- I personally don't like the amount of new attributes and their names (about, resource, typeof, and property are at least as inconsistent as RDF/XML's tokens).
- I've written an RDFa parser, but still don't really understand the processing model. RDFa does the job of course, and it's been specified by smart people I respect, but to me it just still feels a little too complicated. I often have to utilize an extraction service to verify the triples resulting from a snippet, and I've seen the creators of RDFa do the same.
One reason for being less intuitive than hoped is the fact that adding an attribute to some existing snippet can easily change the entire meaning of nested information. This makes it tricky to incrementally add structure to already tested and approved RDFa (an unnoticed @rel or @typeof may add an unwanted blank intermediate node, for example, and you can have any combination of RDFa attributes on a single node).
- I consider structured blogging a central use case for RDF in HTML, yet it's not fully supported by RDFa: RDFa does not allow sub-structures in XML Literals (for security/triple injection reasons, IIRC), so you can't extract a post body (including HTML markup) and also get the annotations encoded in the body (like reviews or events).
- (Reliable) copy and paste is not possible when prefix definitions can be kept separate from annotations. This is relevant to some of the apps I'm working on, and it took me quite some time to admit that (intuitively desirable) URI abbreviations in HTML do have negative practical implications. It depends on the use case, but it also needs some experience to realize this, as the pro-prefix argument is practically motivated as well. (I started playing with RDF-ish copy & paste rather early, if that makes this conclusion more credible).
- The xmlns:prefix mechanism doesn't work nicely with my development environment. This is perhaps a silly argument, but for me personally it is important to see that green little "0 errors" indicator in my browser while I'm creating sites. It was not hard to extend the Firefox validator extension with support for new attributes, but there was no clean way to make it accept xmlns:prefix. Spotting true errors in the dozens of RDFa-related complaints is annoying.
Having said that, if this little list is all I can come up with, then RDFa is probably a pretty solid and usable spec. I could easily write a list of things I find flawed in RDF/XML, or even SPARQL, my favorite RDF technology. And there is another good reason why I should tend towards using RDFa: Lack of proper alternatives. I still think it would be possible to create a cross-doctype solution. eRDF and my own poshRDF experiment show that it's possible, but so far these approaches are incomplete RDF-wise, and I wouldn't have the energy or funds to build a community to develop things further (and again, my arguments are motivated by personal use cases and habits, so there isn't a large overlap with other people's requirements anyway).

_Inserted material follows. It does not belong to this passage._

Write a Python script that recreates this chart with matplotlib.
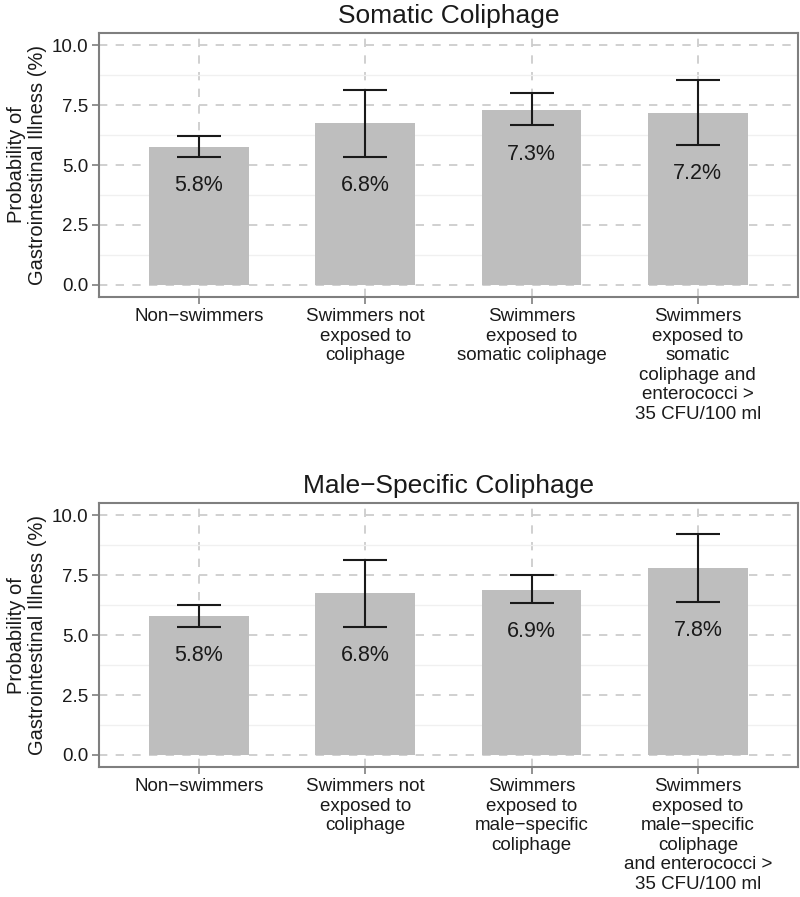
import numpy as np
import matplotlib
matplotlib.use("Agg")
import matplotlib.pyplot as plt
from matplotlib.ticker import MultipleLocator

plt.rcParams["font.family"] = ["Liberation Sans", "DejaVu Sans"]

# data
som_groups = ["Non\u2212swimmers", "Swimmers not\nexposed to\ncoliphage",
              "Swimmers\nexposed to\nsomatic coliphage",
              "Swimmers\nexposed to\nsomatic\ncoliphage and\nenterococci >\n35 CFU/100 ml"]
som_prob = [5.77, 6.75, 7.30, 7.18]
som_low = [5.35, 5.35, 6.65, 5.83]
som_high = [6.22, 8.15, 8.00, 8.54]
som_text = ["5.8%", "6.8%", "7.3%", "7.2%"]

male_groups = ["Non\u2212swimmers", "Swimmers not\nexposed to\ncoliphage",
               "Swimmers\nexposed to\nmale\u2212specific\ncoliphage",
               "Swimmers\nexposed to\nmale\u2212specific\ncoliphage\nand enterococci >\n35 CFU/100 ml"]
male_prob = [5.78, 6.75, 6.90, 7.79]
male_low = [5.35, 5.35, 6.33, 6.39]
male_high = [6.25, 8.15, 7.50, 9.21]
male_text = ["5.8%", "6.8%", "6.9%", "7.8%"]

fig = plt.figure(figsize=(8, 8.97), dpi=100)
ax1 = fig.add_axes([0.124, 0.669, 0.873, 0.294])
ax2 = fig.add_axes([0.124, 0.145, 0.873, 0.294])


def panel(ax, title, groups, prob, low, high, text):
    x = np.arange(1, len(groups) + 1)
    ax.set_axisbelow(True)
    ax.bar(x, prob, width=0.6, color="#bebebe", zorder=2)
    prob = np.array(prob)
    yerr = [prob - np.array(low), np.array(high) - prob]
    ax.errorbar(x, prob, yerr=yerr, fmt="none", ecolor="#1a1a1a",
                elinewidth=1.5, capsize=16, capthick=1.5, zorder=3)
    for xi, lo, t in zip(x, low, text):
        ax.text(xi, lo - 1.2, t, ha="center", va="center", fontsize=15.5,
                color="#1a1a1a", zorder=4)
    ax.set_xlim(0.4, len(groups) + 0.6)
    ax.set_ylim(-0.5, 10.5)
    ax.yaxis.set_minor_locator(MultipleLocator(1.25))
    ax.set_yticks([0, 2.5, 5, 7.5, 10])
    ax.set_yticklabels(["0.0", "2.5", "5.0", "7.5", "10.0"])
    ax.set_xticks(x)
    ax.set_xticklabels(groups, linespacing=1.2)
    ax.tick_params(axis="both", colors="#7f7f7f", length=5, width=1.2,
                   labelsize=13.5, labelcolor="#1a1a1a", pad=3)
    ax.tick_params(axis="y", which="minor", length=0)
    ax.grid(True, which="major", color="#c8c8c8", linestyle=(0, (5, 5)),
            linewidth=1.2)
    ax.grid(True, which="minor", axis="y", color="#f0f0f0", linewidth=1.0)
    for s in ax.spines.values():
        s.set_color("#7f7f7f")
        s.set_linewidth(1.5)
    ax.set_title(title, fontsize=19, color="#1a1a1a", pad=7)
    ax.set_ylabel("Probability of\nGastrointestinal Illness (%)", fontsize=14.5,
                  color="#1a1a1a", labelpad=3, linespacing=1.15)


panel(ax1, "Somatic Coliphage", som_groups, som_prob, som_low, som_high, som_text)
panel(ax2, "Male\u2212Specific Coliphage", male_groups, male_prob, male_low,
      male_high, male_text)

fig.savefig("out.png", dpi=100, facecolor="white")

Nevertheless, the new "Microdata" proposal is currently being discussed, so it might be worth having a look and comparing it with my RDFa issue list above. I only had a quick scan, I may have gotten some details wrong:
- It only introduces two new (mandatory) attributes: "item" and "itemprop". "item" can be used to type resources. RDFa's "about" can be re-used for URI-identified items. That sounds compact and neat so far.
- "item" is mandatory to indicate the boundary of a resource description. This makes accidental triples much less likely to happen than with RDFa. For any "itemprop", you just have to walk up the DOM tree to find the container item, which makes both human- and code-based parsing easy.
- Structured blogging?Aww, not really. While you can at least choose between raw markup or structured values in RDFa, Microdata only supports flat key-value pairs where the value is a node's textContent and won't contain tags (if I read the draft correctly). I don't really need datatypes and languages, but I definitely want RDF triples where the object can contain HTML markup (wiki blobs with embedded annotations are another example).
- Copy & paste of source code or from/to contenteditable sections is more reliable than with RDFa because there is no prefix mechanism.
- It'd be possible to make the Firefox validator eat the new Microdata attributes without complaining, but I'm not sure how likely it is to have Microdata support in the official distribution anytime soon. Marc Gueury writes that validating HTML5 may require a new sort of validator, switching to HTML5 may make things worse instead of better for me, development-wise.
I recently watched a short section of a TV fortune-teller show where desperate people could dial in to get their questions asked. The lady who called asked "Will I find a new love?", and the fortune-teller looked into her cards (very slowly, of course, given the 3 EUR/minute rate), then slowly lifted her head, looked straight into the camera and articulated her findings: "I see a definite Maybe."
I guess this awesome universal answer also works for my opening question. There simply is no ideal solution. I like the item/itemprop idea, but I'd need to add a hack for markup values (e.g. by adding a item="...XMLLiteral" container and then converting these items to XML nodes. But then I can just add a simpler hack to my RDFa extractor to deep-parse XMLLiterals). This doesn't justify a whole new spec. The copy/paste problem is not too urgent any more, as Linked Data enables nifty copy-by-reference instead of copy-by-value.
It's generally a little surprising to see that Microdata proposal. For months, the HTML5 opinion makers argued against user-defined markup structures, and now they created a completely new spec that not only extends RDFa's possibilities to identify resource types and relations, but also seems to introduce a redundant serialization for selected microformats.
Anyway, for the sake of convergence and less work, I think I still prefer (a subset of) RDFa, if only there was a way to get rid of CURIEs (who wants an abbreviation mechanism whose acronym can't even be properly expanded? ;). And an alternative for the validation pain could be a simple, locally installed validator, accessible through a Ubiquity script. When I think about it, I mainly just need well-formedness and some attribute checks. A Ubiquity script could directly show HTML errors and also extracted triples, and maybe even do some triple sanity checks, too. But then this setup would work for Microdata just as fine. Ah well..